In last night's game recap, I made mention of Brian McCann's reverse platoon split this season and how he's hit left-handed pitching incredibly well while being downright awful against righties. It wasn't an exaggeration. After last night's game, McCann owns a .301/.345/.544 tripleslash in 103 PA against southpaws, good for a .388 wOBA and 147 wRC+. In 275 PA against righties, his slash line is .211/.270/.327 (.268/64).

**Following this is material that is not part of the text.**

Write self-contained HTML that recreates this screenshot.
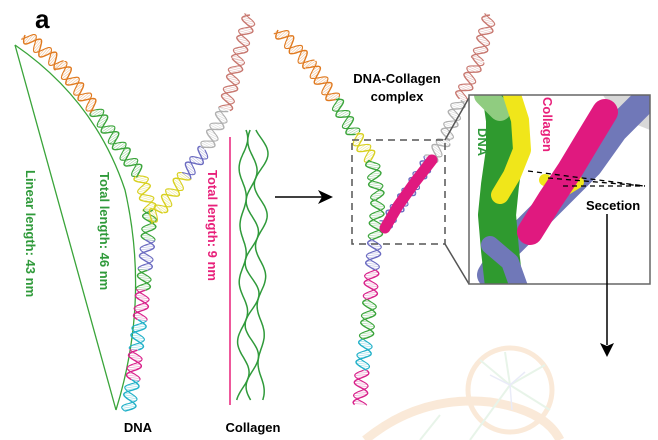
<!DOCTYPE html>
<html><head><meta charset="utf-8">
<style>
html,body{margin:0;padding:0;background:#fff;}
svg{display:block;font-family:"Liberation Sans",sans-serif;}
</style></head><body>
<svg id="s" width="658" height="440" viewBox="0 0 658 440" xmlns="http://www.w3.org/2000/svg">
<g opacity="0.22" fill="none">
<circle cx="510" cy="390" r="42" stroke="#e9a050" stroke-width="5"/>
<path d="M365 440 Q420 395 490 402 Q545 410 560 440" stroke="#e9a050" stroke-width="9"/>
<g stroke="#9ad0a0" stroke-width="2"><line x1="510" y1="385" x2="480" y2="360"/><line x1="510" y1="385" x2="545" y2="365"/><line x1="510" y1="385" x2="505" y2="352"/><line x1="510" y1="385" x2="470" y2="440"/><line x1="510" y1="385" x2="550" y2="410"/><line x1="420" y1="440" x2="440" y2="415"/></g>
<g stroke="#a0a8e0" stroke-width="1.5"><line x1="510" y1="385" x2="490" y2="375"/><line x1="510" y1="385" x2="525" y2="372"/><line x1="510" y1="385" x2="512" y2="410"/></g>
</g>
<text x="35" y="28" font-size="26" font-weight="bold">a</text>
<path d="M15 45 L116 410" stroke="#3aa43a" stroke-width="1.3" fill="none"/>
<path d="M15 45 Q95 100 125 190 Q150 300 116 410" stroke="#3aa43a" stroke-width="1.3" fill="none"/>
<g id="helices"></g>
<line x1="230" y1="137" x2="230" y2="405" stroke="#e8207a" stroke-width="1.5"/>
<g id="coll" fill="none" stroke="#2f9a3a" stroke-width="1.5"></g>
<text transform="translate(26,170) rotate(90)" font-size="13" font-weight="bold" fill="#2f9a3a">Linear length: 43 nm</text>
<text transform="translate(100,172) rotate(90)" font-size="13" font-weight="bold" fill="#2f9a3a">Total length: 46 nm</text>
<text transform="translate(208,170) rotate(90)" font-size="13" font-weight="bold" fill="#e8207a">Total length: 9 nm</text>
<text x="138" y="432" font-size="13" font-weight="bold" text-anchor="middle">DNA</text>
<text x="253" y="432" font-size="13" font-weight="bold" text-anchor="middle">Collagen</text>
<line x1="275" y1="197" x2="322" y2="197" stroke="#000" stroke-width="1.5"/>
<polygon points="333,197 318,190 322,197 318,204" fill="#000"/>
<polyline points="385,228 398,206 415,182 432,160" fill="none" stroke="#e0197f" stroke-width="11" stroke-linecap="round"/>
<text x="397" y="83" font-size="13" font-weight="bold" text-anchor="middle">DNA-Collagen</text>
<text x="397" y="101" font-size="13" font-weight="bold" text-anchor="middle">complex</text>
<rect x="352" y="140" width="93" height="104" fill="none" stroke="#555" stroke-width="1.5" stroke-dasharray="7,5"/>
<line x1="445" y1="140" x2="470" y2="96" stroke="#555" stroke-width="1.5"/>
<line x1="445" y1="244" x2="469" y2="284" stroke="#555" stroke-width="1.5"/>
<svg x="469" y="95" width="181" height="189" viewBox="469 95 181 189">
<rect x="469" y="95" width="181" height="189" fill="#fff"/>
<g fill="none" stroke-linecap="round" stroke-linejoin="round">
<polyline points="615,90 635,110 660,120" stroke="#d8d8d8" stroke-width="26"/>
<polyline points="645,100 615,130 590,165 560,195 530,225 505,250 490,275" stroke="#7078b8" stroke-width="26"/>
<polyline points="500,85 505,120 505,150 500,185 497,215 500,250 505,295" stroke="#2f9a2f" stroke-width="38"/>
<polyline points="485,95 500,110" stroke="#90cc80" stroke-width="22"/>
<polyline points="512,95 520,120 522,150 512,175 500,195" stroke="#f0e61a" stroke-width="18"/>
<polyline points="545,180 565,190 578,182" stroke="#f0e61a" stroke-width="12"/>
<polyline points="490,245 510,262 520,290" stroke="#7078b8" stroke-width="18"/>
<polyline points="605,112 588,140 570,170 550,200 530,232" stroke="#e0197f" stroke-width="26"/>
</g>
<text transform="translate(478,128) rotate(90)" font-size="13" font-weight="bold" fill="#2f9a3a">DNA</text>
<text transform="translate(543,97) rotate(90)" font-size="13" font-weight="bold" fill="#e8207a">Collagen</text>
<g stroke="#000" stroke-width="1.3" stroke-dasharray="5,4"><line x1="528" y1="171" x2="645" y2="186"/><line x1="548" y1="178" x2="645" y2="186"/><line x1="563" y1="186" x2="645" y2="186"/></g>
<text x="586" y="210" font-size="13" font-weight="bold">Secetion</text>
</svg>
<rect x="469" y="95" width="181" height="189" fill="none" stroke="#666" stroke-width="1.5"/>
<line x1="607" y1="214" x2="607" y2="345" stroke="#000" stroke-width="1.5"/>
<polygon points="607,357 600,343 607,346 614,343" fill="#000"/>
</svg>
<script>
(function(){
var NS="http://www.w3.org/2000/svg",g=document.getElementById("helices");
function helix(pts,cols,amp,per){
 var s=0;
 for(var i=0;i<pts.length-1;i++){
  var p=pts[i],q=pts[i+1],l=Math.hypot(q[0]-p[0],q[1]-p[1]),ux=(q[0]-p[0])/l,uy=(q[1]-p[1])/l,nx=-uy,ny=ux;
  var d1="",d2="",r="";
  for(var t=0;t<=l;t+=1){var ph=(s+t)/per*2*Math.PI,a=amp*Math.sin(ph),b=amp*Math.sin(ph+2.2);
   var x=p[0]+ux*t,y=p[1]+uy*t;
   d1+=(t==0?"M":"L")+(x+nx*a).toFixed(1)+" "+(y+ny*a).toFixed(1);
   d2+=(t==0?"M":"L")+(x+nx*b).toFixed(1)+" "+(y+ny*b).toFixed(1);
   if(Math.round(t)%2==0)r+="M"+(x+nx*a).toFixed(1)+" "+(y+ny*a).toFixed(1)+"L"+(x+nx*b).toFixed(1)+" "+(y+ny*b).toFixed(1);}
  var c=cols[i%cols.length];
  [[r,0.6,0.45],[d1,1.4,1],[d2,1.1,1]].forEach(function(o){var e=document.createElementNS(NS,"path");e.setAttribute("d",o[0]);e.setAttribute("fill","none");e.setAttribute("stroke",c);e.setAttribute("stroke-width",o[1]);e.setAttribute("opacity",o[2]);g.appendChild(e);});
  s+=l;}
}
var O="#e07a20",G="#3aa43a",Y="#d8d020",B="#6a6ac0",M="#d8208a",C="#20b0c8",W="#b0b0b0",R="#c87870";
helix([[25,35],[60,65],[95,110],[115,140],[140,175],[150,210],[148,240],[145,270],[143,290],[140,320],[136,350],[133,380],[128,412]],[O,O,G,G,Y,G,B,G,M,C,M,C],7,20);
helix([[250,15],[238,60],[225,110],[205,150],[185,175],[160,210],[148,220]],[R,R,W,B,Y,Y],7,20);
helix([[278,30],[310,65],[335,100],[355,135],[372,160],[378,200],[375,240],[372,270],[370,300],[366,340],[362,370],[360,405]],[O,O,G,Y,G,G,B,M,G,C,M,C],7,20);
helix([[490,15],[478,60],[460,100],[445,140],[430,160],[410,190],[385,225]],[R,R,W,W,B,B],7,20);
var c=document.getElementById("coll");
[[243,0],[252,0.7],[261,1.4]].forEach(function(o){var d="";for(var y=130;y<=400;y+=2){var x=o[0]+5*Math.sin((y/30+o[1])*Math.PI)+2*Math.sin(y/11);d+=(y==130?"M":"L")+x.toFixed(1)+" "+y;}var e=document.createElementNS(NS,"path");e.setAttribute("d",d);c.appendChild(e);});
})();
</script>
</body></html>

That's an astonishingly wide OPS gap. Almost 300 points. It's even more astonishing when you consider that McCann's career OPS against righties is .834 compared to .755 against lefties, and his career batting average is 15 points higher against righties. This isn't a case of big variations from year to year either. Go back through each one of his Major League seasons and you won't find a single instance of McCann's OPS being better against LHP than RHP before this season. Since 2005, the formula has been that McCann hits for better average, better power, walks more, and strikes out less against righties.

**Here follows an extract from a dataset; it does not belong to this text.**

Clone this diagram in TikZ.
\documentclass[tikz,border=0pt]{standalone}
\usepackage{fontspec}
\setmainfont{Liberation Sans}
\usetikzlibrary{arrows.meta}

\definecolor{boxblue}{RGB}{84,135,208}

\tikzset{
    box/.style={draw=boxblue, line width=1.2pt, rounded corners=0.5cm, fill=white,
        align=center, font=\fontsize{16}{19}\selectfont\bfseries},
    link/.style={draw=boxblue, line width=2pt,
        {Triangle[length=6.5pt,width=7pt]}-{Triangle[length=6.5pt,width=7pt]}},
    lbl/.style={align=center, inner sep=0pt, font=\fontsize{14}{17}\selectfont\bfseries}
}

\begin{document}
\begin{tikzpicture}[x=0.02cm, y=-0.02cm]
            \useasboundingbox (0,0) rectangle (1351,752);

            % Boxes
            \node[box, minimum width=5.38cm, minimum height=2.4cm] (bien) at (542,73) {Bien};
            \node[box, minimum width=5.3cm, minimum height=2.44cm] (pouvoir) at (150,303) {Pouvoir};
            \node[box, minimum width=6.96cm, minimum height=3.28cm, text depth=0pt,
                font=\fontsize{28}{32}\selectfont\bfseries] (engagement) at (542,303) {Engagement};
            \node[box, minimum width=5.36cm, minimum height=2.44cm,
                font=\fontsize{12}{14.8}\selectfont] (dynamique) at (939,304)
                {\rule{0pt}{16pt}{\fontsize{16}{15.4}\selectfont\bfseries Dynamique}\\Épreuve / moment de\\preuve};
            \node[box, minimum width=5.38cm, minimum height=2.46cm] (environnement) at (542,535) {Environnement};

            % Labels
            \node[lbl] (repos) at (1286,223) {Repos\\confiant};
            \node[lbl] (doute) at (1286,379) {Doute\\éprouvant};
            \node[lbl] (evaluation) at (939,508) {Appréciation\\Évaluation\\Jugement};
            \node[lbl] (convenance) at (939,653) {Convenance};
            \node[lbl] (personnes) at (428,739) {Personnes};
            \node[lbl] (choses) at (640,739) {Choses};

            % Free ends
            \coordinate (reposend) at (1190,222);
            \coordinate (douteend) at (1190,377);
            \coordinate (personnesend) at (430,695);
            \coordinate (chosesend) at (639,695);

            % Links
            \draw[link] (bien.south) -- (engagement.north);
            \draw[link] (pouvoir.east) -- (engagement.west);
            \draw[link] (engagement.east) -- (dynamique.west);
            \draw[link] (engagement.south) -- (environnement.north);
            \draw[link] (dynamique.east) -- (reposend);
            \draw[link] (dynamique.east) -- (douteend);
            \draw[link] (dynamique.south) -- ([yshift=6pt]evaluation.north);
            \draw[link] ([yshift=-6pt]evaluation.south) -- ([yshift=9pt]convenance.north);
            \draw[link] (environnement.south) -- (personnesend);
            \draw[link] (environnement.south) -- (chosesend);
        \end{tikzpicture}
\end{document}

That BB and K rate trends have held this year, which makes the dramatic shift in L/R split even more baffling. It's not like McCann is dinking and dunking his way to bunch of Ichiro-esque bloop singles against southpaws. His 27.4% LD rate against them is almost 6 points higher than his LD rate against righties (21.8%). Compare his season-long spray charts and there really isn't much difference between his BIP distribution against either-handed pitchers:
Same high concentration of pulled GB outs, same relatively even distribution of balls hit into the outfield, same HR pull power into right. There's nothing there to suggest that McCann is doing anything different mechanically or in his approach to lead to such drastically better results against left-handed pitching. So what are we supposed to attribute this change to?

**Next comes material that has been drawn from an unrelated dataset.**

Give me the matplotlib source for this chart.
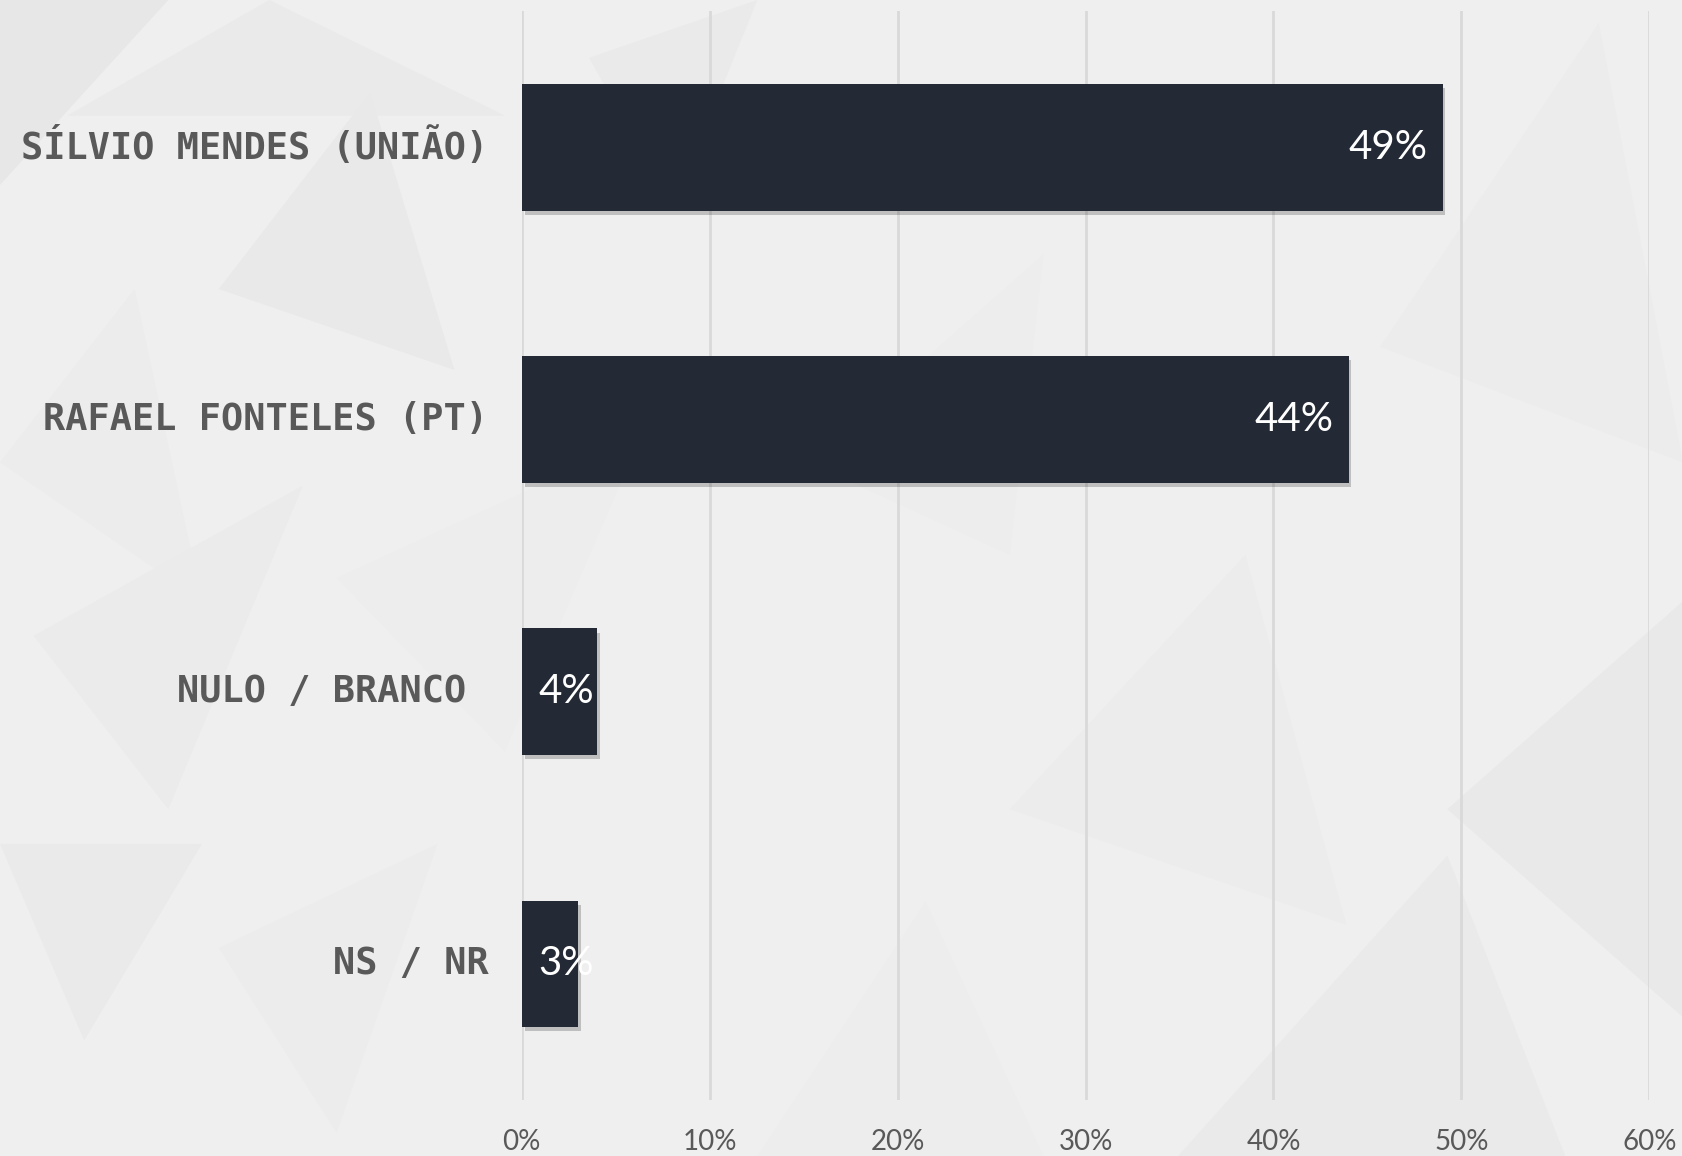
import matplotlib.pyplot as plt
import matplotlib.patheffects as pe
from matplotlib.patches import Polygon
from matplotlib.ticker import FuncFormatter

# --- DATA ---
candidates = ["SÍLVIO MENDES (UNIÃO)", "RAFAEL FONTELES (PT)", "NULO / BRANCO ", "NS / NR"]
values = [49, 44, 4, 3]
x_ticks = [0, 10, 20, 30, 40, 50, 60]
# ------------

BAR_COLOR = "#232a36"
TEXT_GRAY = "#595959"
BG = "#efefef"

fig = plt.figure(figsize=(16.83, 11.56), dpi=100)
fig.patch.set_facecolor(BG)

# faint low-poly background, like the original slide
shapes = [
    ([(0.00, 1.00), (0.10, 1.00), (0.00, 0.84)], "#e7e7e7"),
    ([(0.04, 0.90), (0.16, 1.00), (0.30, 0.90)], "#eaeaea"),
    ([(0.13, 0.75), (0.22, 0.92), (0.27, 0.68)], "#e9e9e9"),
    ([(0.00, 0.60), (0.08, 0.75), (0.12, 0.48)], "#ececec"),
    ([(0.02, 0.45), (0.18, 0.58), (0.10, 0.30)], "#ebebeb"),
    ([(0.20, 0.50), (0.38, 0.62), (0.30, 0.35)], "#ededed"),
    ([(0.00, 0.27), (0.12, 0.27), (0.05, 0.10)], "#eaeaea"),
    ([(0.13, 0.18), (0.26, 0.27), (0.20, 0.02)], "#ececec"),
    ([(0.45, 0.00), (0.62, 0.00), (0.55, 0.22)], "#ededed"),
    ([(0.60, 0.30), (0.74, 0.52), (0.80, 0.20)], "#ececec"),
    ([(0.70, 0.00), (0.86, 0.26), (0.93, 0.00)], "#eaeaea"),
    ([(0.82, 0.70), (0.95, 0.98), (1.00, 0.60)], "#ececec"),
    ([(0.86, 0.30), (1.00, 0.48), (1.00, 0.12)], "#e9e9e9"),
    ([(0.48, 0.60), (0.62, 0.78), (0.60, 0.52)], "#ededed"),
    ([(0.35, 0.95), (0.45, 1.00), (0.40, 0.82)], "#eaeaea"),
]
for pts, col in shapes:
    fig.patches.append(Polygon(pts, closed=True, transform=fig.transFigure,
                               facecolor=col, edgecolor="none", zorder=-10))

ax = fig.add_axes([0.310, 0.0484, 0.670, 0.942])
ax.set_facecolor("none")

y = list(range(len(candidates)))
bars = ax.barh(y, values, height=0.465, color=BAR_COLOR, zorder=3)
for b in bars:
    b.set_path_effects([pe.SimplePatchShadow(offset=(2, -3), shadow_rgbFace="#000000", alpha=0.2),
                        pe.Normal()])

ax.set_xlim(0, 60)
ax.set_ylim(len(candidates) - 0.5, -0.5)
ax.set_xticks(x_ticks)
ax.xaxis.set_major_formatter(FuncFormatter(lambda v, p: f"{v:.0f}%"))
ax.grid(axis="x", color="#d9d9d9", linewidth=2, zorder=0)
ax.grid(axis="y", visible=False)
for s in ax.spines.values():
    s.set_visible(False)

ax.tick_params(axis="x", length=0, pad=21, labelsize=20, labelcolor=TEXT_GRAY)
ax.tick_params(axis="y", length=0, pad=24)
for lbl in ax.get_xticklabels():
    lbl.set_fontfamily(["Lato", "DejaVu Sans"])

ax.set_yticks(y)
ax.set_yticklabels(candidates, fontfamily="DejaVu Sans Mono", fontweight="bold",
                   fontsize=26.6, color=TEXT_GRAY, va="center")

# value labels: inside end, but kept off the bar start when the bar is short
for yi, v in zip(y, values):
    if v >= 10:
        ax.annotate(f"{v}%", (v, yi), xytext=(-11, 0), textcoords="offset points",
                    ha="right", va="center", color="white", fontsize=29,
                    fontfamily=["Lato", "DejaVu Sans"], zorder=5)
    else:
        ax.annotate(f"{v}%", (0, yi), xytext=(12, 0), textcoords="offset points",
                    ha="left", va="center", color="white", fontsize=29,
                    fontfamily=["Lato", "DejaVu Sans"], zorder=5)

plt.savefig("out.png", dpi=100, facecolor=fig.get_facecolor())
plt.close()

When it comes to home runs, it may be as simple as good BIP luck. While McCann's FB rate against righties is almost 10% higher than against lefties, he has a 19.4% HR/FB rate against lefties. When he gets something in his kitchen that he can handle from them, he's cashing in big much more frequently. It's also worth pointing out that his BABIP overall against lefties is over 100 points higher than against righties (.321 to .219), so some better luck against lefties and worse against righties could both be combining here to arbitrarily expand that production gap.
I'd like to chalk some of that up to the shift, but from what I've seen in the games I've watched, there hasn't been a big change in how often opposing teams shift against him depending on what hand the pitcher is using to throw the ball. McCann has consistently been among the most shifted against players in MLB from day 1 this year, so to suggest that teams aren't employing the shift as much when their pitcher is a lefty seems overly simplistic.
McCann has been a huge disappointment at the plate this season, to the degree that his contract doesn't look as good as it did back in November. This severe reverse platoon split is among the most puzzling contributing factors to his decrease in production and I honestly can't offer up an explanation, so if anybody has seen something I haven't, I'd love to get your take. Maybe eliminating the toe tap made it easier for him to time pitches against lefties? I don't know. I got nothing.
P.S.- Commenter Bill actually pointed this out to me in my post on ways to improve the offense back on July 1st. I knew the idea came from somewhere and writing about him crushing lefties this season last night jostled my memory on it. Good on ya, Bill.